Last week, I was stuck in an airport for four hours because the plane was...not safe. I only received a £3 refreshment voucher (75p per hour, what arse-breaking munificence!) so I was quite miffed to see that other similarly grounded people of late having Space Jam-themed sing-a-longs and lovely Czech classical music by an American orchestra in China.
Andrew Neil probably hoped he'd been stuck in a terminal and that his understudy was hosting The Sunday Politics last week, as Alex Jones (the out-there US radio host, not the smiley Welsh One Show host) went properly mental. The reason? Well he hardly needs one, but it was the secret malevolence of the Bilderberg Group (not to be confused with Build-A-Burger, which is dangerous in a very different way) that caught his swivel eyes.

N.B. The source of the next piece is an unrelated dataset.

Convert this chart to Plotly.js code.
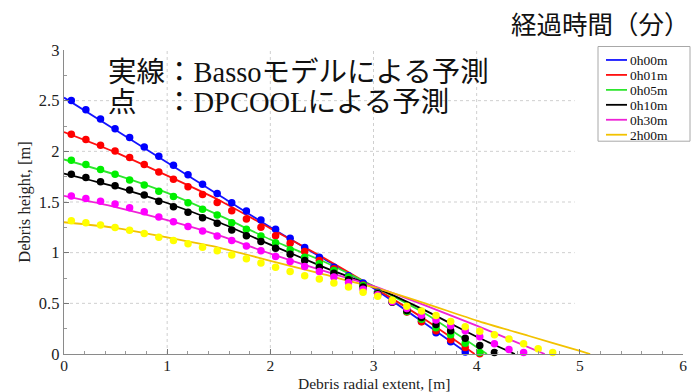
<!DOCTYPE html>
<html>
<head>
<meta charset="utf-8">
<script src="https://cdn.plot.ly/plotly-3.0.1.min.js"></script>
<style>
  html, body { margin: 0; padding: 0; background: #ffffff; }
  #chart { width: 693px; height: 392px; }
</style>
</head>
<body>
<div id="chart"></div>
<script>
// Elapsed-time series names
const seriesNames = ['0h00m', '0h01m', '0h05m', '0h10m', '0h30m', '2h00m'];

// Radial positions of the DPCOOL cell centres [m]
const dotX = [0.071, 0.212, 0.354, 0.495, 0.636, 0.778, 0.919, 1.061, 1.202, 1.343,
              1.485, 1.626, 1.768, 1.909, 2.051, 2.192, 2.333, 2.475, 2.616, 2.758,
              2.899, 3.041, 3.182, 3.323, 3.465, 3.606, 3.748, 3.889, 4.030, 4.172,
              4.313, 4.455, 4.596, 4.737];

// DPCOOL debris heights [m]
const dots_0h00m = [2.502, 2.411, 2.319, 2.224, 2.136, 2.043, 1.952, 1.863, 1.770, 1.675,
                    1.585, 1.493, 1.411, 1.322, 1.231, 1.142, 1.050, 0.956, 0.857, 0.772,
                    0.700, 0.610, 0.520, 0.420, 0.320, 0.210, 0.120, 0.020];
const dots_0h01m = [2.168, 2.116, 2.060, 2.004, 1.939, 1.870, 1.797, 1.724, 1.650, 1.573,
                    1.495, 1.414, 1.332, 1.250, 1.168, 1.093, 1.011, 0.922, 0.841, 0.759,
                    0.680, 0.600, 0.515, 0.415, 0.318, 0.230, 0.140, 0.065, 0.003];
const dots_0h05m = [1.912, 1.870, 1.821, 1.775, 1.716, 1.667, 1.606, 1.555, 1.493, 1.428,
                    1.371, 1.296, 1.231, 1.165, 1.099, 1.028, 0.956, 0.890, 0.824, 0.759,
                    0.675, 0.600, 0.515, 0.420, 0.342, 0.260, 0.190, 0.105, 0.015];
const dots_0h10m = [1.775, 1.742, 1.699, 1.660, 1.618, 1.568, 1.507, 1.453, 1.398, 1.345,
                    1.290, 1.224, 1.168, 1.109, 1.044, 0.985, 0.922, 0.857, 0.798, 0.733,
                    0.660, 0.595, 0.510, 0.430, 0.360, 0.290, 0.230, 0.155, 0.085, 0.015];
const dots_0h30m = [1.560, 1.535, 1.508, 1.480, 1.443, 1.404, 1.352, 1.306, 1.257, 1.214,
                    1.165, 1.119, 1.067, 1.018, 0.962, 0.913, 0.863, 0.814, 0.759, 0.706,
                    0.640, 0.585, 0.515, 0.450, 0.383, 0.335, 0.280, 0.230, 0.170, 0.100,
                    0.044, 0.015];
const dots_2h00m = [1.316, 1.296, 1.272, 1.248, 1.220, 1.190, 1.152, 1.119, 1.087, 1.054,
                    1.018, 0.978, 0.939, 0.897, 0.857, 0.814, 0.772, 0.739, 0.700, 0.661,
                    0.610, 0.570, 0.530, 0.470, 0.425, 0.380, 0.320, 0.270, 0.225, 0.190,
                    0.147, 0.100, 0.052, 0.015];

// Basso model profiles: radial positions and heights [m]
const bassoX_0h00m = [0, 0.5, 1, 1.5, 2, 2.5, 3, 3.5, 3.92];
const bassoY_0h00m = [2.53, 2.21, 1.89, 1.57, 1.25, 0.95, 0.65, 0.30, 0];
const bassoX_0h01m = [0, 0.5, 1, 1.5, 2, 2.5, 3, 3.5, 3.98];
const bassoY_0h01m = [2.19, 1.99, 1.76, 1.52, 1.24, 0.96, 0.66, 0.34, 0];
const bassoX_0h05m = [0, 0.5, 1, 1.5, 2, 2.5, 3, 3.5, 4.10];
const bassoY_0h05m = [1.92, 1.77, 1.59, 1.37, 1.13, 0.92, 0.67, 0.40, 0];
const bassoX_0h10m = [0, 0.5, 1, 1.5, 2, 2.5, 3, 3.5, 4, 4.37];
const bassoY_0h10m = [1.78, 1.65, 1.49, 1.30, 1.08, 0.865, 0.665, 0.43, 0.17, 0];
const bassoX_0h30m = [0, 0.5, 1, 1.5, 2, 2.5, 3, 3.5, 4, 4.66];
const bassoY_0h30m = [1.56, 1.45, 1.32, 1.17, 0.99, 0.825, 0.67, 0.48, 0.28, 0];
const bassoX_2h00m = [0, 0.5, 1, 1.5, 2, 2.5, 3, 3.5, 4, 4.5, 5, 5.10];
const bassoY_2h00m = [1.30, 1.245, 1.15, 1.05, 0.92, 0.79, 0.66, 0.50, 0.33, 0.18, 0.03, 0];

const xTicks = [0, 1, 2, 3, 4, 5, 6];
const yTicks = [0, 0.5, 1, 1.5, 2, 2.5, 3];

const lineColors = ['#1414ff', '#ff1010', '#2ee62e', '#000000', '#ee22d6', '#f2c200'];
const dotColors  = ['#0000ff', '#ff0000', '#00f000', '#000000', '#ff00ff', '#ffff00'];

const bassoX = [bassoX_0h00m, bassoX_0h01m, bassoX_0h05m, bassoX_0h10m, bassoX_0h30m, bassoX_2h00m];
const bassoY = [bassoY_0h00m, bassoY_0h01m, bassoY_0h05m, bassoY_0h10m, bassoY_0h30m, bassoY_2h00m];
const dotsY  = [dots_0h00m, dots_0h01m, dots_0h05m, dots_0h10m, dots_0h30m, dots_2h00m];

const traces = [];
seriesNames.forEach((name, i) => {
  traces.push({
    type: 'scatter', mode: 'lines', name: name,
    x: bassoX[i], y: bassoY[i],
    line: { color: lineColors[i], width: 1.8, shape: 'spline', smoothing: 0.6 },
    showlegend: false, hoverinfo: 'skip', cliponaxis: true
  });
});
seriesNames.forEach((name, i) => {
  traces.push({
    type: 'scatter', mode: 'markers', name: name + ' DPCOOL',
    x: dotX.slice(0, dotsY[i].length), y: dotsY[i],
    marker: { color: dotColors[i], size: 7.5, line: { width: 0 } },
    showlegend: false, hoverinfo: 'skip', cliponaxis: false
  });
});

// Plot box in page pixels, used to place the free-standing decorations
const W = 693, H = 392;
const box = { l: 64, r: 683, t: 49.5, b: 354.5 };
const px2x = p => (p - box.l) / (box.r - box.l);
const px2y = p => (box.b - p) / (box.b - box.t);

const shapes = [];
const gridStyle = { color: '#cfcfcf', width: 1, dash: 'dot' };
[0.5, 1, 1.5, 2, 2.5].forEach(v => {
  shapes.push({ type: 'line', xref: 'x', yref: 'y', x0: 0, x1: 4.95, y0: v, y1: v, line: gridStyle, layer: 'below' });
});
[1, 2, 3, 4].forEach(v => {
  shapes.push({ type: 'line', xref: 'x', yref: 'y', x0: v, x1: v, y0: 0, y1: 3, line: gridStyle, layer: 'below' });
});

// Legend box
const rowGap = 15, firstRow = 59.5;
const legTop = 46, legBottom = 141, legLeft = 598, legRight = 690;
shapes.push({ type: 'rect', xref: 'paper', yref: 'paper',
  x0: px2x(legLeft), x1: px2x(legRight), y0: px2y(legBottom), y1: px2y(legTop),
  line: { color: '#a8a8a8', width: 1 }, fillcolor: '#ffffff', layer: 'above' });

const annotations = [];
seriesNames.forEach((name, i) => {
  const yc = firstRow + rowGap * i;
  shapes.push({ type: 'line', xref: 'paper', yref: 'paper',
    x0: px2x(606), x1: px2x(627), y0: px2y(yc), y1: px2y(yc),
    line: { color: lineColors[i], width: 1.8 }, layer: 'above' });
  annotations.push({ xref: 'paper', yref: 'paper', x: px2x(628), y: px2y(yc),
    xanchor: 'left', yanchor: 'middle', showarrow: false, text: name,
    height: 14, valign: 'middle',
    font: { family: 'Liberation Serif, Times New Roman, serif', size: 13.5, color: '#111' } });
});

annotations.push({ xref: 'paper', yref: 'paper', x: px2x(509), y: px2y(22),
  xanchor: 'left', yanchor: 'middle', showarrow: false, text: '経過時間（分）',
  font: { family: 'Noto Sans CJK JP, sans-serif', size: 25.5, color: '#111' } });

const noteFont = { family: 'Liberation Serif, Noto Sans CJK JP, serif', size: 28.5, color: '#111' };
annotations.push({ xref: 'paper', yref: 'paper', x: px2x(106), y: px2y(72),
  xanchor: 'left', yanchor: 'middle', showarrow: false,
  text: '実線：Bassoモデルによる予測', font: noteFont });
annotations.push({ xref: 'paper', yref: 'paper', x: px2x(106), y: px2y(102),
  xanchor: 'left', yanchor: 'middle', showarrow: false,
  text: '点\u3000：DPCOOLによる予測', font: noteFont });

// x-axis caption sits just below the tick labels
annotations.push({ xref: 'paper', yref: 'paper', x: 0.5, y: px2y(384.5),
  xanchor: 'center', yanchor: 'middle', showarrow: false,
  text: 'Debris radial extent, [m]',
  font: { family: 'Liberation Serif, Times New Roman, serif', size: 15.5, color: '#222' } });

const tickFont = { family: 'Liberation Serif, Times New Roman, serif', size: 15.5, color: '#222' };
const titleFont = { family: 'Liberation Serif, Times New Roman, serif', size: 16.5, color: '#222' };

const layout = {
  width: W, height: H,
  margin: { l: box.l, r: W - box.r, t: box.t, b: H - box.b, pad: 0 },
  paper_bgcolor: '#ffffff', plot_bgcolor: '#ffffff',
  showlegend: false,
  xaxis: {
    range: [0, 6], tickvals: xTicks, ticktext: xTicks.map(String),
    ticks: 'inside', ticklen: 5, tickcolor: '#777', tickwidth: 1,
    showline: true, linecolor: '#8a8a8a', linewidth: 1.3,
    showgrid: false, zeroline: false,
    minor: { ticks: 'inside', dtick: 0.2, tick0: 0, ticklen: 3, tickcolor: '#999', showgrid: false },
    tickfont: tickFont, ticklabelstandoff: -3
  },
  yaxis: {
    range: [0, 3], tickvals: yTicks, ticktext: yTicks.map(String),
    ticks: 'inside', ticklen: 5, tickcolor: '#777', tickwidth: 1,
    showline: true, linecolor: '#8a8a8a', linewidth: 1.3,
    showgrid: false, zeroline: false,
    minor: { ticks: 'inside', dtick: 0.25, tick0: 0, ticklen: 3, tickcolor: '#999', showgrid: false },
    tickfont: { family: 'Liberation Serif, Times New Roman, serif', size: 16.5, color: '#222' },
    title: { text: 'Debris height, [m]', font: titleFont, standoff: 4 }
  },
  shapes: shapes,
  annotations: annotations
};

Plotly.newPlot('chart', traces, layout, { displayModeBar: false, staticPlot: true });
</script>
</body>
</html>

Mind you Jones is, all the same, a case in point to the notion that just because you're paranoid doesn't mean they're not after you. Edward Snowden got off his plane in Hong Kong and was met with some fanfare, as his resolution to blow the whistle on the NSA's shocking but not surprising surveillance policies has made him a bit of a hero. Well, a hero to some, to others he's guilty of treason. "I don't want to live in a society that does this" will be the Snowden line we see in memes on Facebook walls and grafitti on public walls for the next 40 years, which will no doubt irk that former darling of the new society hopefuls Barack Obama. His reaction to the leaks was that of, how can I put this, a bit of an asshole. How did he go from "Hope and Change" to "A few babies will always go down the sink when you're emptying bathwater" so quickly?
All this controversy will be good news for John Oliver (unless he has some weird stuff on his hard drive, that is) as he takes over the helm of The Daily Show in Jon Stewart's Iranian film making absence. Although it's great to see a British presenter on US TV who isn't Piers Morgan, I do have a bit of a quibble about the whole arrangement. After all, having someone from Birmingham stand in on a regular satirical fixture while the main anchor is away doing other projects is sort of my thing.
Oliver may also be able to make hay of the fact that at least one section of his home media has taken the Sexy A Levels angle of one of the watershed stories of the decade. Yes, the Telegraph reckons the most interesting part in this series of events was that Snowden's girlfriend was a pole dancer. It was hardly a good week for feminism, as the future manifesto of some games consoles or other (is there anything to be said any more for a game of Worms on the PS1?) prompted one feminist scribe to wonder out loud why female protagonists in video games don't, well, exist. Sadness ensued.
Nor indeed has it been a good week for non-racism, especially in Ireland. Comedian Tara Flynn's husband had the impertinence to go out walking while black in her hometown of Kinsale, and this comes in the recent shadow of Kerry woman and gaelgeoir Una Minh Kavanagh being racially abused (and spat at) for looking unacceptably Vietnamese. There has, thankfully, been some benefit though, as Tara Flynn's YouTube response and Una's writings on the matter have been two of the most viewed items of the last weeks. Meanwhile in the States a woman, Yolanda Pivey, was getting exasperated after 300+ job applications vanishing into the ether when she decided to upskill. And by "upskill", I mean "ticked white for ethnicity in the diversity questionnaire box". Guess what happened?
Diversity of course won't be a problem at the upcoming G8 summit what with Angela Merkel, Barack Obama and Japanese PM Shinze Abe attending, and 37.5% of a meeting not being white dudes actually counts as a decent batting average. With former summits being held in places like Paris and Puerto Rico , this year the honour falls to, eh, Co Fermanagh. Zeal to make the place just so has reached near-Azerbaijani Eurovision hosting levels in Fermanagh's dreary steeples, as shop front veneers have been put up over derelict buildings to beautify the place for the dignitaries. Fair enough I suppose. I mean, it'd be a real buzzkill to go to an economic forum and see actual visual evidence of what they're doing wrong.